O líder da oposição sinalizou que a ocupação do plenário será mantida até que haja um “diálogo mais franco e propositivo” com o presidente da Câmara. “Desta forma, não tem Dia dos Pais, não tem fim de semana. Iremos permanecer no plenário Ulysses Guimarães, representando o que a gente acredita: justiça e democracia, que já não existe neste país”, completou.
Para se contrapor aos parlamentares da oposição, o líder do PT, Lindbergh Farias (RJ), defendeu que Hugo Motta volte à Câmara para ocupar sua cadeira. “Se o presidente vai para assumir, ele tem autoridade e eles vão se levantar da cadeira. Eles vão se levantar da cadeira, é isso que tem que fazer. Se não fizer, se eles não se levantarem, criarem uma situação de impasse, vai ficar pior ainda na sociedade e no Parlamento”, declarou o petista.
Alcolumbre diz que não vai aceitar chantagem da oposição
Na outra Casa do Legislativo, o impasse com o presidente do Senado se dá em torno do pedido de impeachment de Moraes. Alcolumbre sinalizou que não pretende pautar o pedido da oposição e que não seria “vítima de chantagem” por parte dos apoiadores do ex-presidente Bolsonaro.
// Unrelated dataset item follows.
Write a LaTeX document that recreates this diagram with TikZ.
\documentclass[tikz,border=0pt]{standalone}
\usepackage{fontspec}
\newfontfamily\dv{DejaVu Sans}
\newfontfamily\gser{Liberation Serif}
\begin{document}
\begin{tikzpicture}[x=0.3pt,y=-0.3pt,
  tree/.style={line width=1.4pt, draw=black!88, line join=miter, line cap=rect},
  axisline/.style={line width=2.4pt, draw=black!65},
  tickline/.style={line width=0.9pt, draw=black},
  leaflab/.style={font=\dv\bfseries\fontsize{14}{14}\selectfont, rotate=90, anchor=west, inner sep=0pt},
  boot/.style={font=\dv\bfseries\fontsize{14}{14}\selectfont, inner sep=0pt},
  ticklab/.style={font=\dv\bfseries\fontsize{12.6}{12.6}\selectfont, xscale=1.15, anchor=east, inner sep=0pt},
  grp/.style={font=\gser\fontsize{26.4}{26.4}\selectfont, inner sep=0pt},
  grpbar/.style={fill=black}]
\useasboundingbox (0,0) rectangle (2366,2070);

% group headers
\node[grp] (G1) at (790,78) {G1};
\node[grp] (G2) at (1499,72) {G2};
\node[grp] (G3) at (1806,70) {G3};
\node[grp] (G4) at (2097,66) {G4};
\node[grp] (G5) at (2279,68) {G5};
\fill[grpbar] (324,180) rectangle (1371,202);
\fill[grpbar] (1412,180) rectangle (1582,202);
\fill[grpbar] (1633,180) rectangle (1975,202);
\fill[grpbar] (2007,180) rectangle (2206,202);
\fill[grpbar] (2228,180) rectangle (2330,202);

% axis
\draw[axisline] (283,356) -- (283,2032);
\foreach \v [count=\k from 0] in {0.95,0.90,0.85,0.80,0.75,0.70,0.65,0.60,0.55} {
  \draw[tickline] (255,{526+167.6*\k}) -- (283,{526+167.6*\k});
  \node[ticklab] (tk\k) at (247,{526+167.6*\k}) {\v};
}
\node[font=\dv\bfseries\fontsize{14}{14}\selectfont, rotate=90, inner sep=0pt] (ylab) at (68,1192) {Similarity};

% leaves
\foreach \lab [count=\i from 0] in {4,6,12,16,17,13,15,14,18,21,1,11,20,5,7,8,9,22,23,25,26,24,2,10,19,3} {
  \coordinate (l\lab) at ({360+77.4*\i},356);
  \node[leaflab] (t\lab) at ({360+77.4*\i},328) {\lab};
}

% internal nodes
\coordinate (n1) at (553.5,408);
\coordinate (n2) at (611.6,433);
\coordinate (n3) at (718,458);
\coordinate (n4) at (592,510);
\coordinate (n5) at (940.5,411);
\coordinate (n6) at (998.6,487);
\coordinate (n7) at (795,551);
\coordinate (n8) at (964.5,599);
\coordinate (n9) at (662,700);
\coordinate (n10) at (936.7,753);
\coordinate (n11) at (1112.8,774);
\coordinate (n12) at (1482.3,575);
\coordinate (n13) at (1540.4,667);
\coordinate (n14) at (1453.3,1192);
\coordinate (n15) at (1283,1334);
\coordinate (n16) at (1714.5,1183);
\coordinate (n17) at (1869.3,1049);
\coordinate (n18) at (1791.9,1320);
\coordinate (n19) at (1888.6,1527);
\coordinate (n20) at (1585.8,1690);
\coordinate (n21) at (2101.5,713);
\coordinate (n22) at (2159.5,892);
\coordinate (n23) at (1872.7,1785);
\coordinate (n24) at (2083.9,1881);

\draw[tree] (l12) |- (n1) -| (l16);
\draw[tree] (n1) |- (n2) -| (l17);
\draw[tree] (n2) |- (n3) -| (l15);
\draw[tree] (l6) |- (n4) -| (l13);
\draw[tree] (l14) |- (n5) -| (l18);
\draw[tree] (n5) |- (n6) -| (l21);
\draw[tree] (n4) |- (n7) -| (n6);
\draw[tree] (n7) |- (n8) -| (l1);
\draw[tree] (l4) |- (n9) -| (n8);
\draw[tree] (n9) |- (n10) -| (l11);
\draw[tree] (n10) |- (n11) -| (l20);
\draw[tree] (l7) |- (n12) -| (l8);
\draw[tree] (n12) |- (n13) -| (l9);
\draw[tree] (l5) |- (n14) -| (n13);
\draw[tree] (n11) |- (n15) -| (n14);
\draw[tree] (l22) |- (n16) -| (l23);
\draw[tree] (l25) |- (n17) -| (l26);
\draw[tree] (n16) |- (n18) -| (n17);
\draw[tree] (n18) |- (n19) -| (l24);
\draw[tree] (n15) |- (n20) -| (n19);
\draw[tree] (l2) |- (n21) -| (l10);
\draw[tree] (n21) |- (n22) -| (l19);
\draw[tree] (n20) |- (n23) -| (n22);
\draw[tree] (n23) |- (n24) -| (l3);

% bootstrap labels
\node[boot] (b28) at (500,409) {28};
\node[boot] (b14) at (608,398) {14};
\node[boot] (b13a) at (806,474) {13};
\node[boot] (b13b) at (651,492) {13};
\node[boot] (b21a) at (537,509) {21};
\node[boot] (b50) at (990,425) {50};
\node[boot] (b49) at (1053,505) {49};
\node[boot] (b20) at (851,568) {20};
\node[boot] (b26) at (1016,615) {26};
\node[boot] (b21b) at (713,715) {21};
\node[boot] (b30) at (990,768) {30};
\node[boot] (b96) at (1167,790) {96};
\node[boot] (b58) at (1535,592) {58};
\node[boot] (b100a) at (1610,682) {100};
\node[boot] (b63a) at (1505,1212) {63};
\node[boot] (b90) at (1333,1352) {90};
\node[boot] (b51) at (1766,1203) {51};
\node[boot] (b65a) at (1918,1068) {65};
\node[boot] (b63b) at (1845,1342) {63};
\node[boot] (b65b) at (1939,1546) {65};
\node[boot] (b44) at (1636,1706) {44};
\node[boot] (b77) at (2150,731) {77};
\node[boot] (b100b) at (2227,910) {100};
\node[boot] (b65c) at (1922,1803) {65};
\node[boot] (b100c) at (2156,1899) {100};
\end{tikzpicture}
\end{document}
A declaração de Alcolumbre aconteceu durante a reunião de líderes convocada por ele também na residência oficial. Antes do encontro, o senador Carlos Portinho afirmou que apenas o líder da oposição no Senado, Rogério Marinho (PL-RN), iria ao encontro para reforçar a posição do grupo.
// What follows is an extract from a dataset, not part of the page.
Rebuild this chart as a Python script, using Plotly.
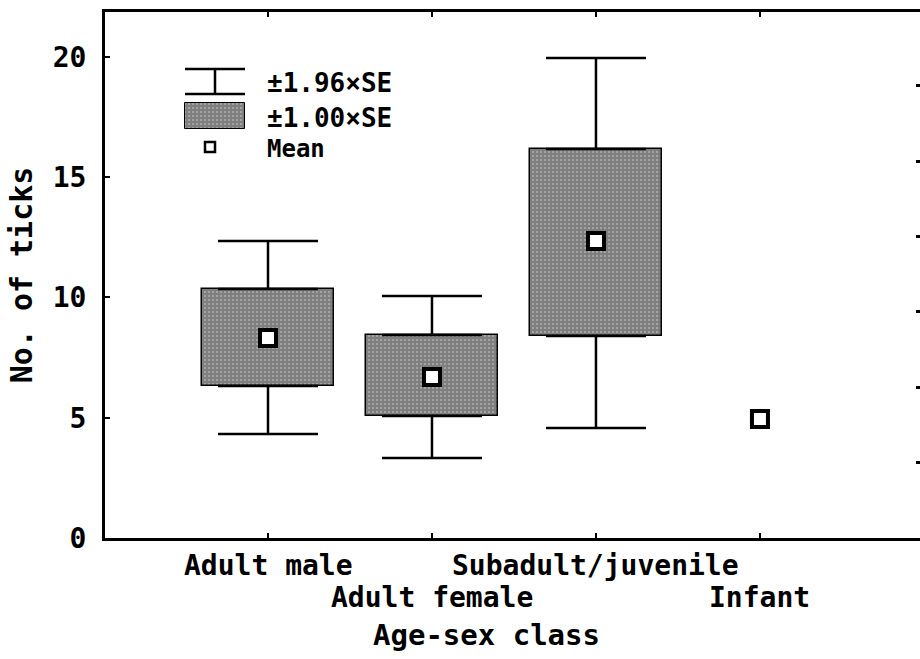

Os parlamentares demandam um encontro reservado também com Alcolumbre para discutir seus projetos de interesse. Além de ocupar a meda do Senado, os senadores se mobilizam para reunir 41 assinaturas de apoio ao impeachment de Moraes. Segundo Nikolas Ferreira (PL-MG), já foram recolhidos os apoios de 40 senadores.
De acordo com o regimento do Senado Federal, são necessários 41 votos (maioria absoluta dos 81 senadores) para que um processo de impeachment contra um ministro do STF seja admitido e avance no plenário. Para que Moraes seja efetivamente afastado do cargo, o julgamento exigiria os votos de 54 senadores — o equivalente a dois terços da Casa.
“Nunca estivemos tão perto. No sábado faltavam seis assinaturas e hoje falta apenas uma. O impeachment da Dilma não era realidade até o Eduardo Cunha pautar”, disse Carlos Portinho ao ser questionado sobre a adesão dos senadores ao pedido de impeachment de Moraes.
Diante do impasse com a oposição, Alcolumbre convocou sessão pelo sistema retomo para às 11h desta quinta-feira (7). “A decisão tem por objetivo garantir o funcionamento da Casa e impedir que a pauta legislativa, que pertence ao povo brasileiro, seja paralisada. Não aceitarei intimidações nem tentativas de constrangimento à Presidência do Senado. O Parlamento não será refém de ações que visem desestabilizar seu funcionamento”, disse o presidente do Senado.